Defections such as that of Thae Yong Ho, North Korea’s deputy ambassador to the United Kingdom who fled to South Korea over the summer, make headlines because they are so rare. But less sensationally, a steady if diminishing stream of North Koreans is making their way out, down through China, across to Laos, then into Thailand and eventually to South Korea.

Most are women from the northern provinces, considered down-and-out even by North Korean standards, and face an extremely precarious life in northeastern China.

“These North Korean women in China faced a dire dilemma, either having to remain hidden and submit to this kind of sexual exploitation, or risk working outside of their residence with the very real possibility that Chinese authorities could arrest them at any time and force them back to North Korea,” said Phil Robertson of Human Rights Watch.

Although some women take the risk of working outside the home, shuttling between cleaning and babysitting jobs or working behind the scenes in restaurants, an increasing number feel they have no choice but to try to make money behind closed doors.

That is where video chatting comes in.

About one-fifth of the North Korean women living in hiding in China are involved in this kind of online sex work, said Park, a broker who works to get women out.

Suh was sold eight years ago to a man in northern China who, she said, treated her well - he beat her “only a few times.” But the arrival of their second child made a tough financial situation untenable. She heard about video chatting through a friend of a friend and began chatting with South Korean men at night when everyone in her house was asleep.

On her first day she earned US$3. In her best week, she netted US$120.

A few months ago, Suh decided she couldn’t take it. “I wondered why I had to do this. I’m a human being, the same as everyone else,” Suh said, breaking down into heaving sobs. “I wanted to be a good mother, a strong mother for my daughters.”

After speaking to this reporter, the women continued on the next leg of their journey.
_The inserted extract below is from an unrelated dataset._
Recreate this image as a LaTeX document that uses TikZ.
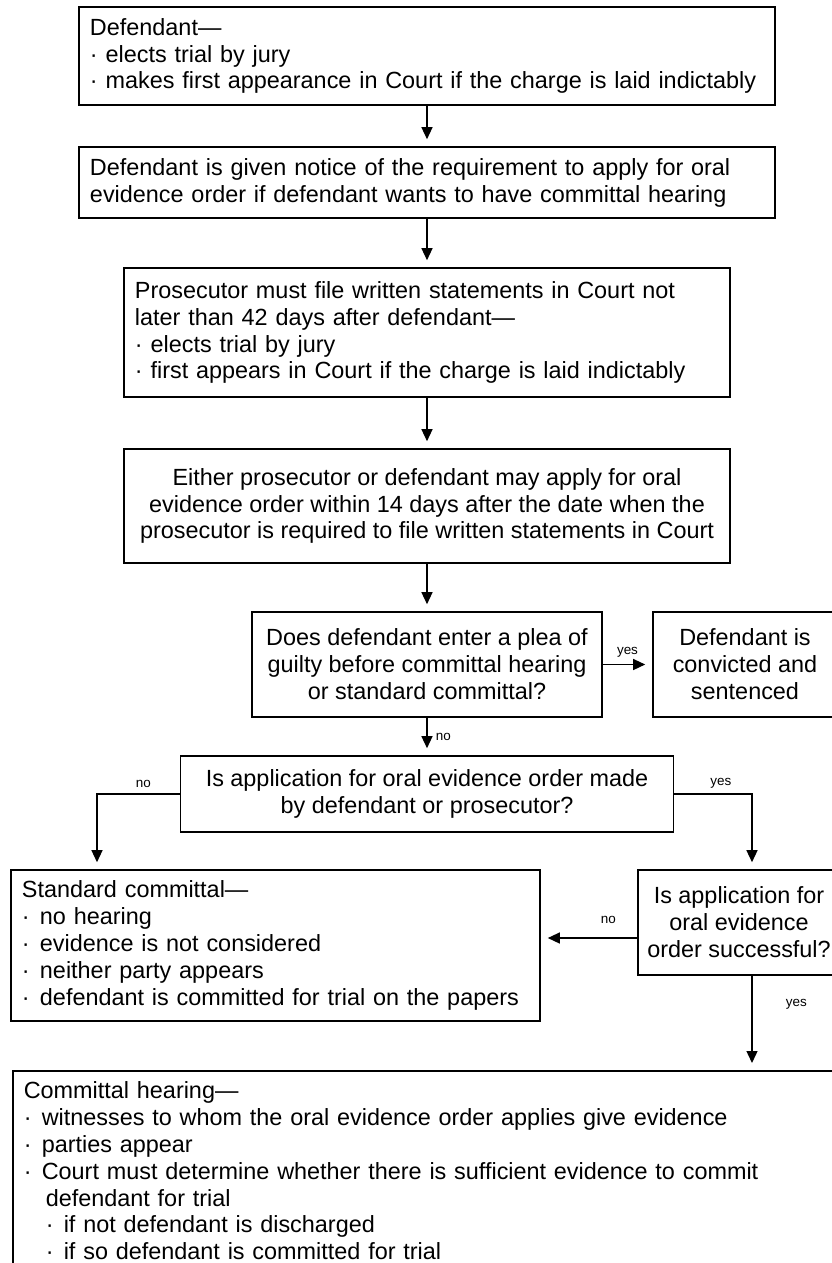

But the day they were to cross into Thailand, heavy rain had swollen the Mekong River, and their boat missed the drop point.

They were discovered by local police and taken

to Bangkok, where they are now being held at a detention centre, the pastor said.

Suh has applied for asylum in the United States, even though she speaks no English and knows she will receive little support, unlike in South Korea.

During the pause in Vientiane, the relief of being out of China had washed over the women, and the challenges ahead loomed. The women had begun to dwell on the handicaps that North Koreans face. “I have no passport, no papers, nothing,” Suh said. “Why are our lives so different, just because of where we are born?”